[Start Data segment]
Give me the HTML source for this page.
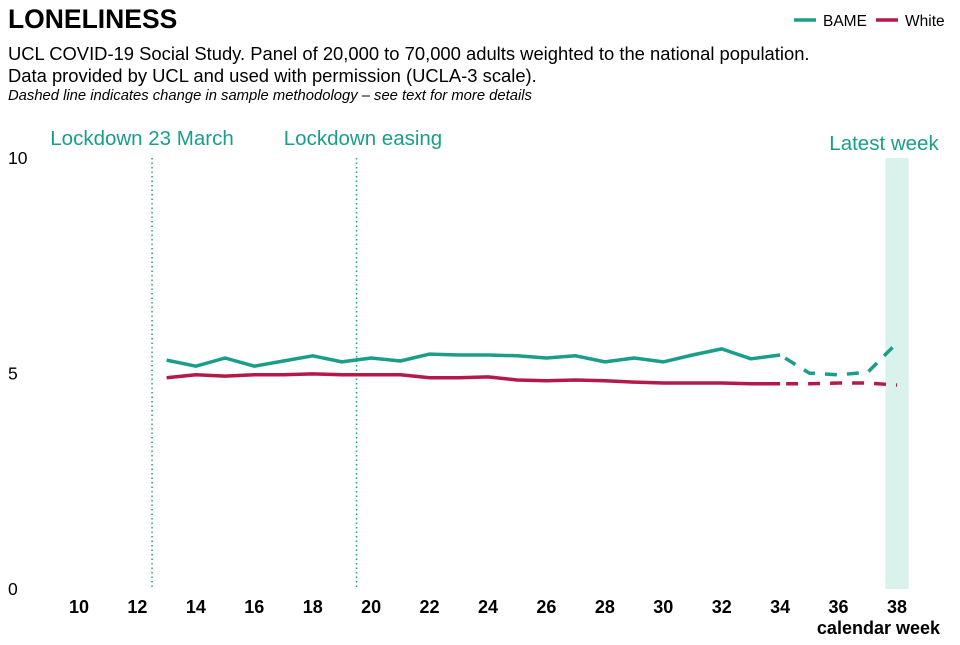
<!DOCTYPE html>
<html><head><meta charset="utf-8"><style>
body{margin:0;background:#fff;font-family:"Liberation Sans",sans-serif;}
</style></head><body>
<svg width="960" height="640" xmlns="http://www.w3.org/2000/svg" style="font-family:'Liberation Sans',sans-serif">
<text x="8" y="28" font-size="26.5" font-weight="bold">LONELINESS</text>
<text x="8" y="60" font-size="18.4">UCL COVID-19 Social Study. Panel of 20,000 to 70,000 adults weighted to the national population.</text>
<text x="8" y="82" font-size="18.4">Data provided by UCL and used with permission (UCLA-3 scale).</text>
<text x="8" y="100" font-size="14.8" font-style="italic">Dashed line indicates change in sample methodology – see text for more details</text>
<g>
<line x1="794" y1="20" x2="816" y2="20" stroke="#1a9e8a" stroke-width="3.5"/>
<text x="823" y="26" font-size="15.5">BAME</text>
<line x1="876" y1="20" x2="898" y2="20" stroke="#b5194a" stroke-width="3.5"/>
<text x="905" y="26" font-size="15.5">White</text>
</g>
<g id="plot"></g>
</svg>
<script>
const weeks=[13,14,15,16,17,18,19,20,21,22,23,24,25,26,27,28,29,30,31,32,33,34,35,36,37,38];
const bame=[5.31,5.17,5.36,5.17,5.29,5.41,5.27,5.36,5.29,5.45,5.43,5.43,5.41,5.36,5.41,5.27,5.36,5.27,5.43,5.57,5.34,5.43,5.01,4.97,5.03,5.71];
const white=[4.90,4.97,4.94,4.97,4.97,4.99,4.97,4.97,4.97,4.90,4.90,4.92,4.85,4.83,4.85,4.83,4.80,4.78,4.78,4.78,4.76,4.76,4.76,4.78,4.78,4.73];
const xTicks=[10,12,14,16,18,20,22,24,26,28,30,32,34,36,38];
const yTicks=[0,5,10];
const dashFrom=34;
const X=w=>79+(w-10)*(897-79)/28;
const Y=v=>589-v*43.1;
const g=document.getElementById('plot');
const NS='http://www.w3.org/2000/svg';
function mk(t,a){const e=document.createElementNS(NS,t);for(const k in a)e.setAttribute(k,a[k]);g.appendChild(e);return e;}
let band=mk('rect',{x:X(37.6),y:158,width:X(38.4)-X(37.6),height:431,fill:'#d9f2ec'});


let lt=mk('text',{x:884,y:150,'font-size':20.5,fill:'#1a9e8a','text-anchor':'middle'});lt.textContent='Latest week';


[[12.5,'Lockdown 23 March',142],[19.5,'Lockdown easing',363]].forEach(([w,l,lx])=>{
 let ln=mk('line',{x1:X(w),y1:158,x2:X(w),y2:589,stroke:'#1a9e8a','stroke-width':1.5,'stroke-dasharray':'1.5 3'});
 
 
 let t=mk('text',{x:lx,y:145,'font-size':20.5,fill:'#1a9e8a','text-anchor':'middle'});t.textContent=l;
 
 
});
yTicks.forEach(v=>{let t=mk('text',{x:8,y:Y(v)+6,'font-size':17.5});t.textContent=v;
 
 });
xTicks.forEach(w=>{let t=mk('text',{x:X(w),y:613,'font-size':18,'font-weight':'bold','text-anchor':'middle'});t.textContent=w;
 
 });
let xt=mk('text',{x:940,y:634,'font-size':18,'font-weight':'bold','text-anchor':'end'});xt.textContent='calendar week';


function series(vals,color,name){
 const solid=[],dash=[];
 weeks.forEach((w,i)=>{const p=X(w).toFixed(1)+','+Y(vals[i]).toFixed(1);if(w<=dashFrom)solid.push(p);if(w>=dashFrom)dash.push(p);});
 let a=mk('polyline',{points:solid.join(' '),fill:'none',stroke:color,'stroke-width':3.5,'stroke-linejoin':'round'});
 
 
 let b=mk('polyline',{points:dash.join(' '),fill:'none',stroke:color,'stroke-width':3.5,'stroke-dasharray':'12 10','stroke-dashoffset':'-6'});
 
 
}
series(white,'#b5194a','white');
series(bame,'#1a9e8a','bame');
</script>
</body></html>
[End Data segment]
Problem: Please transcribe the material above exactly as written. Leave the pictures out.

Correct response:
Give me the HTML source for this page.
<!DOCTYPE html>
<html><head><meta charset="utf-8"><style>
body{margin:0;background:#fff;font-family:"Liberation Sans",sans-serif;}
</style></head><body>
<svg width="960" height="640" xmlns="http://www.w3.org/2000/svg" style="font-family:'Liberation Sans',sans-serif">
<text x="8" y="28" font-size="26.5" font-weight="bold">LONELINESS</text>
<text x="8" y="60" font-size="18.4">UCL COVID-19 Social Study. Panel of 20,000 to 70,000 adults weighted to the national population.</text>
<text x="8" y="82" font-size="18.4">Data provided by UCL and used with permission (UCLA-3 scale).</text>
<text x="8" y="100" font-size="14.8" font-style="italic">Dashed line indicates change in sample methodology – see text for more details</text>
<g>
<line x1="794" y1="20" x2="816" y2="20" stroke="#1a9e8a" stroke-width="3.5"/>
<text x="823" y="26" font-size="15.5">BAME</text>
<line x1="876" y1="20" x2="898" y2="20" stroke="#b5194a" stroke-width="3.5"/>
<text x="905" y="26" font-size="15.5">White</text>
</g>
<g id="plot"></g>
</svg>
<script>
const weeks=[13,14,15,16,17,18,19,20,21,22,23,24,25,26,27,28,29,30,31,32,33,34,35,36,37,38];
const bame=[5.31,5.17,5.36,5.17,5.29,5.41,5.27,5.36,5.29,5.45,5.43,5.43,5.41,5.36,5.41,5.27,5.36,5.27,5.43,5.57,5.34,5.43,5.01,4.97,5.03,5.71];
const white=[4.90,4.97,4.94,4.97,4.97,4.99,4.97,4.97,4.97,4.90,4.90,4.92,4.85,4.83,4.85,4.83,4.80,4.78,4.78,4.78,4.76,4.76,4.76,4.78,4.78,4.73];
const xTicks=[10,12,14,16,18,20,22,24,26,28,30,32,34,36,38];
const yTicks=[0,5,10];
const dashFrom=34;
const X=w=>79+(w-10)*(897-79)/28;
const Y=v=>589-v*43.1;
const g=document.getElementById('plot');
const NS='http://www.w3.org/2000/svg';
function mk(t,a){const e=document.createElementNS(NS,t);for(const k in a)e.setAttribute(k,a[k]);g.appendChild(e);return e;}
let band=mk('rect',{x:X(37.6),y:158,width:X(38.4)-X(37.6),height:431,fill:'#d9f2ec'});


let lt=mk('text',{x:884,y:150,'font-size':20.5,fill:'#1a9e8a','text-anchor':'middle'});lt.textContent='Latest week';


[[12.5,'Lockdown 23 March',142],[19.5,'Lockdown easing',363]].forEach(([w,l,lx])=>{
 let ln=mk('line',{x1:X(w),y1:158,x2:X(w),y2:589,stroke:'#1a9e8a','stroke-width':1.5,'stroke-dasharray':'1.5 3'});
 
 
 let t=mk('text',{x:lx,y:145,'font-size':20.5,fill:'#1a9e8a','text-anchor':'middle'});t.textContent=l;
 
 
});
yTicks.forEach(v=>{let t=mk('text',{x:8,y:Y(v)+6,'font-size':17.5});t.textContent=v;
 
 });
xTicks.forEach(w=>{let t=mk('text',{x:X(w),y:613,'font-size':18,'font-weight':'bold','text-anchor':'middle'});t.textContent=w;
 
 });
let xt=mk('text',{x:940,y:634,'font-size':18,'font-weight':'bold','text-anchor':'end'});xt.textContent='calendar week';


function series(vals,color,name){
 const solid=[],dash=[];
 weeks.forEach((w,i)=>{const p=X(w).toFixed(1)+','+Y(vals[i]).toFixed(1);if(w<=dashFrom)solid.push(p);if(w>=dashFrom)dash.push(p);});
 let a=mk('polyline',{points:solid.join(' '),fill:'none',stroke:color,'stroke-width':3.5,'stroke-linejoin':'round'});
 
 
 let b=mk('polyline',{points:dash.join(' '),fill:'none',stroke:color,'stroke-width':3.5,'stroke-dasharray':'12 10','stroke-dashoffset':'-6'});
 
 
}
series(white,'#b5194a','white');
series(bame,'#1a9e8a','bame');
</script>
</body></html>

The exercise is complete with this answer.